Now, the transaction or communication respecting which he sought to testify was not between himself and the deceased person, or in the explicit language of the statute, "had personally by said party with a deceased person," but between the deceased person and a third person. I am unable to see why he was not a competent witness to that transaction, or how, without extending the limitation farther than the statute has done, he could be excluded.

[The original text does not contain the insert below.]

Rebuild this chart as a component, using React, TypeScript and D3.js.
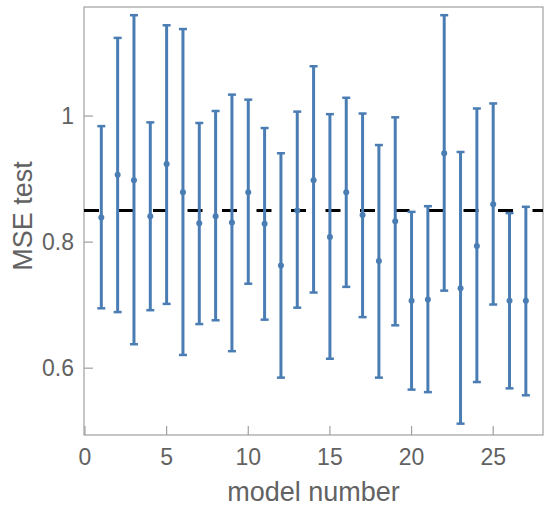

Although it may be said that a party standing in the relation in which he does ought to have been excluded, for he has the same advantage over the plaintiffs, as a witness, as *334 his father would have had if living and standing as defendant in the suit. Still, unless the section, as it stood, can be construed so as to exclude him, the legislature, and not the court, must rectify the omission. It will not suffice to say, the case is within the spirit of the enactment, unless a fair construction of the language used will bring it within the enactment itself. The subject of the section is the allowance of parties to be witnesses in their own behalf, and its object is to provide generally for their examination as such witnesses, and the specific exceptions to such examination. The legislature having undertaken to specify the exceptions, the courts cannot allow any that are not specified by the legislature. When the legislature explicitly limited the exclusion of a party to cases in which he should offer to testify in respect to a transaction or communication had personally by him with the deceased person, it is impossible to construe that exclusion as meaning to cover transactions or communications had by some third person — whoever he may be and however connected with the party offering to testify — with the deceased person. Such construction would ignore the terms "had personally by him," which serve to show the precise extent of the exclusion.

The testimony of those parties, which was excluded, was upon a vital point in the case, the proof in regard to which was conflicting.

We cannot say but that it would have overbalanced all the evidence of a contract to convey, and have satisfied the referee that none had been made. The error of their exclusion, if it was one, as I think it was, is therefore ground for a reversal of the judgment and the granting of a new trial.

The judgment should be reversed and a new trial ordered, costs to abide the event.